Given task: Quote verbatim everything from the line containing "What Apache ECharts" down to the line containing "const chart = echarts.init(document.getElementById('chart'));", with both of those lines included and no others.

Dataset content:
** Begin **
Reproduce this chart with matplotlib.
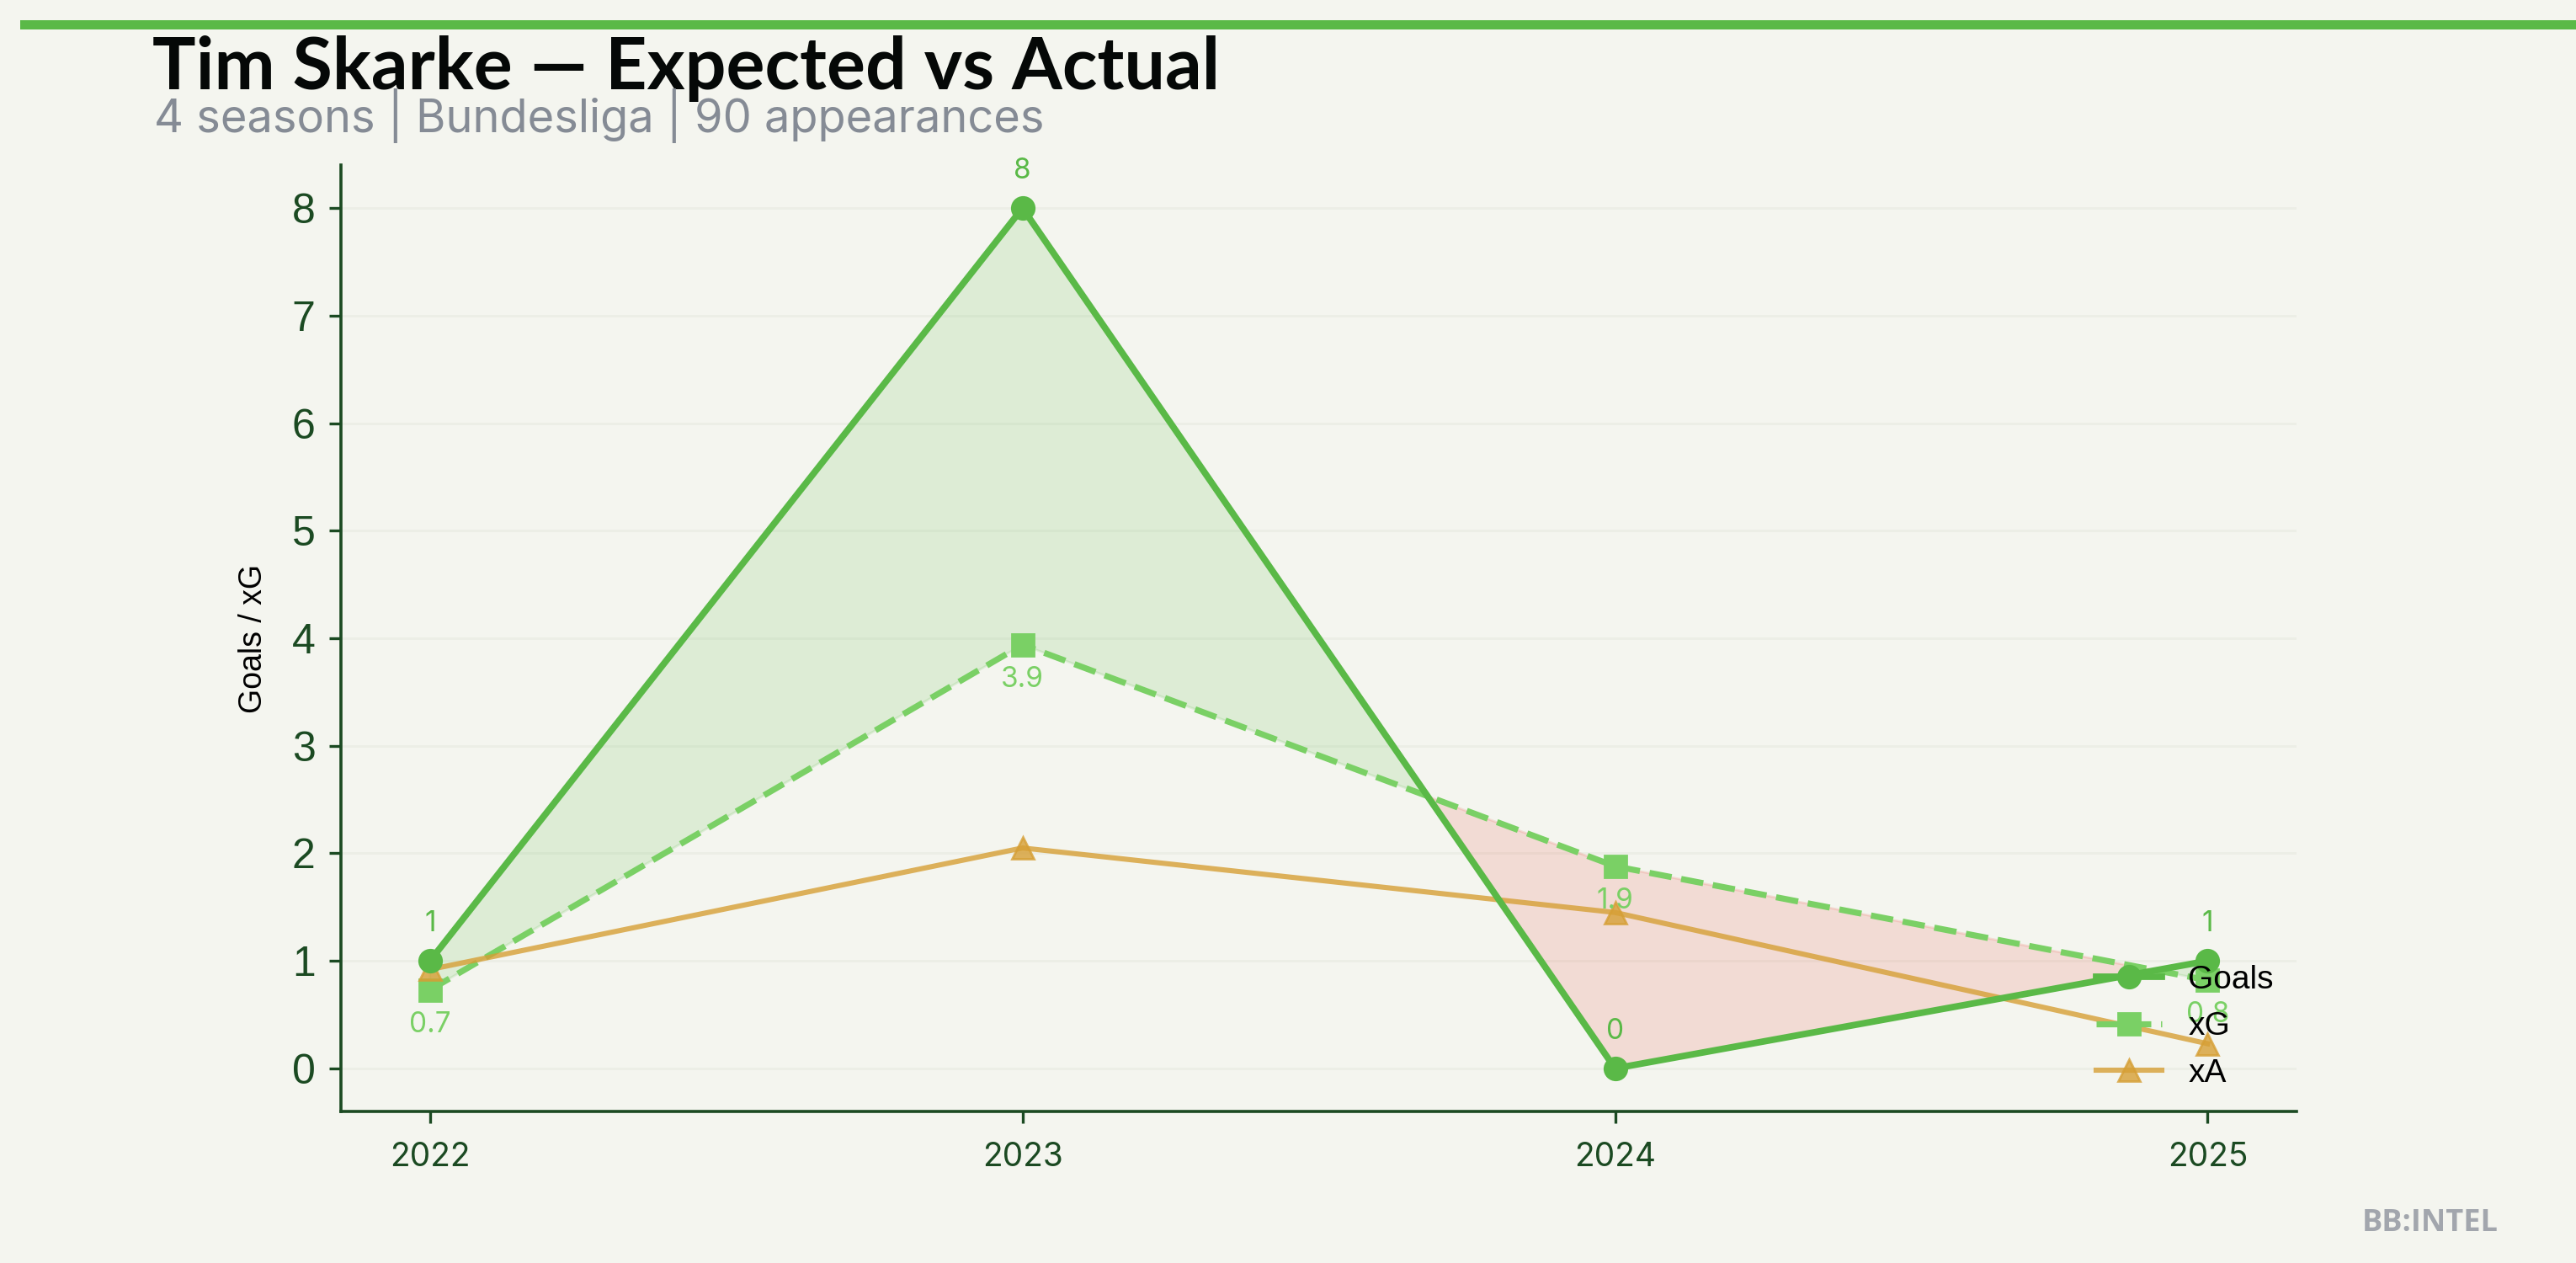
** End **
** Begin **
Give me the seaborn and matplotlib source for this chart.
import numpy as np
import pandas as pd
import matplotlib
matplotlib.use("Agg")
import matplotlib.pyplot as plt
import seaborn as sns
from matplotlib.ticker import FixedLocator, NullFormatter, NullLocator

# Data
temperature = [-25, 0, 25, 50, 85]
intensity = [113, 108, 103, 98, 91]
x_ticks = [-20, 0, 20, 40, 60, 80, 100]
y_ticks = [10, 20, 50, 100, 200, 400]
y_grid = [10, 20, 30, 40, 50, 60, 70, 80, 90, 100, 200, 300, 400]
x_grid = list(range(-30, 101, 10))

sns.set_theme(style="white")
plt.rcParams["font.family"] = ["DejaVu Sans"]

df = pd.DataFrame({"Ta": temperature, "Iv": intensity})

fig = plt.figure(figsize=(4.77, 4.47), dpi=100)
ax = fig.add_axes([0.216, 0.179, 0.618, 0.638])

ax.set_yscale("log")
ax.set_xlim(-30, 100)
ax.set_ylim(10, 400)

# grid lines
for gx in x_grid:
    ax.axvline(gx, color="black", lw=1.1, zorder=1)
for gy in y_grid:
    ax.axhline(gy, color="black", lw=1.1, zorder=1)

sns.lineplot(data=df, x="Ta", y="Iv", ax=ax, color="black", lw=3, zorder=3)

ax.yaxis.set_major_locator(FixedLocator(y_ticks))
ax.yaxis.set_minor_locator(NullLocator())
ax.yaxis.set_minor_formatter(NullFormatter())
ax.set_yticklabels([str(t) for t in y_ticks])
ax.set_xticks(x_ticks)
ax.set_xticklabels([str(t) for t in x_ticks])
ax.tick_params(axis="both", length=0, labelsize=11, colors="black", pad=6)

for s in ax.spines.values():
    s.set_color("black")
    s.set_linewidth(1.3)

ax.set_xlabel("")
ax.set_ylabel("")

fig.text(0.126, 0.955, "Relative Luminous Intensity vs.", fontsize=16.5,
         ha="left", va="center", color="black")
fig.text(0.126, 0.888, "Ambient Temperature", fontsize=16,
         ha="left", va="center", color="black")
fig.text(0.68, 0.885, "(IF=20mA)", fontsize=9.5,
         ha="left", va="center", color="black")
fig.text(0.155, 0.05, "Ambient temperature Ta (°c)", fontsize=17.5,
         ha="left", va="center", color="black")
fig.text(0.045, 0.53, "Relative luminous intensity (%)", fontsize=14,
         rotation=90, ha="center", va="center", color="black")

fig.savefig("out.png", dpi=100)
** End **
** Begin **
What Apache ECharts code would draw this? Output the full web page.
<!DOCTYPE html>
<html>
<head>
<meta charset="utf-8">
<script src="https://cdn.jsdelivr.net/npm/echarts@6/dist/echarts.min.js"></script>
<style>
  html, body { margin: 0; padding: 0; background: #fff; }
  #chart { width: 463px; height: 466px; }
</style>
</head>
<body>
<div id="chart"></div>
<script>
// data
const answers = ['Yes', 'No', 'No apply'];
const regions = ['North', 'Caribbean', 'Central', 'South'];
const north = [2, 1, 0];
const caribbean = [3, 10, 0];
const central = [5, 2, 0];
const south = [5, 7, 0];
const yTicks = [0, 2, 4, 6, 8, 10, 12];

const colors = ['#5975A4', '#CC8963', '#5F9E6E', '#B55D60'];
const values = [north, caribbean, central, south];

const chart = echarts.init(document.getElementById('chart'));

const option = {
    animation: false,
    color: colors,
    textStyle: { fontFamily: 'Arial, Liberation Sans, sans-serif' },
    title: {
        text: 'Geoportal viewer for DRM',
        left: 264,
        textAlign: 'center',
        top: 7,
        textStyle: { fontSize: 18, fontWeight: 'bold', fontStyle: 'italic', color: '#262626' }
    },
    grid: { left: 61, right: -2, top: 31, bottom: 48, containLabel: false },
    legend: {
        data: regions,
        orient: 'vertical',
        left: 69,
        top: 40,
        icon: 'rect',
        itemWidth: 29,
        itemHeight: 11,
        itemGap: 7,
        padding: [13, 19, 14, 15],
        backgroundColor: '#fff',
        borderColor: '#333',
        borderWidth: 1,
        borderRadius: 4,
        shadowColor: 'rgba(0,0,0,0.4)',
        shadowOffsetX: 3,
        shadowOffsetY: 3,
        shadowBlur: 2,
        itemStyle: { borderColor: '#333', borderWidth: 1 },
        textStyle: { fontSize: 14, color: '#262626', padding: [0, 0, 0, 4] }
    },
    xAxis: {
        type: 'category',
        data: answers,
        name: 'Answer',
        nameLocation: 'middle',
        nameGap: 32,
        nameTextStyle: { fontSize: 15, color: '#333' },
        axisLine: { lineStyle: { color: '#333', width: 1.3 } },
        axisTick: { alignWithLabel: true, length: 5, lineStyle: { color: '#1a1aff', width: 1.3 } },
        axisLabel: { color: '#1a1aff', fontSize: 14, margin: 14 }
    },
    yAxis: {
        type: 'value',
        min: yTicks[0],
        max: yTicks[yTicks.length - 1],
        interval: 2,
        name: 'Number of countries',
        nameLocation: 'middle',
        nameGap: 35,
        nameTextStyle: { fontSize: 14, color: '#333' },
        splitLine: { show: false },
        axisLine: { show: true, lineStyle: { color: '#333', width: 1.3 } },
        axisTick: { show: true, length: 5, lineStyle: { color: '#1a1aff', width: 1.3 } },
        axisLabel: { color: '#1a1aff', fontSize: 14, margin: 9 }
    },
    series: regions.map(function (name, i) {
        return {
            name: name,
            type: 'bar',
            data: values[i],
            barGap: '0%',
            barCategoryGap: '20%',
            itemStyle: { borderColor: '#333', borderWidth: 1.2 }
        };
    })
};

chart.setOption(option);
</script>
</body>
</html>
** End **
Complete response:
What Apache ECharts code would draw this? Output the full web page.
<!DOCTYPE html>
<html>
<head>
<meta charset="utf-8">
<script src="https://cdn.jsdelivr.net/npm/echarts@6/dist/echarts.min.js"></script>
<style>
  html, body { margin: 0; padding: 0; background: #fff; }
  #chart { width: 463px; height: 466px; }
</style>
</head>
<body>
<div id="chart"></div>
<script>
// data
const answers = ['Yes', 'No', 'No apply'];
const regions = ['North', 'Caribbean', 'Central', 'South'];
const north = [2, 1, 0];
const caribbean = [3, 10, 0];
const central = [5, 2, 0];
const south = [5, 7, 0];
const yTicks = [0, 2, 4, 6, 8, 10, 12];

const colors = ['#5975A4', '#CC8963', '#5F9E6E', '#B55D60'];
const values = [north, caribbean, central, south];

const chart = echarts.init(document.getElementById('chart'));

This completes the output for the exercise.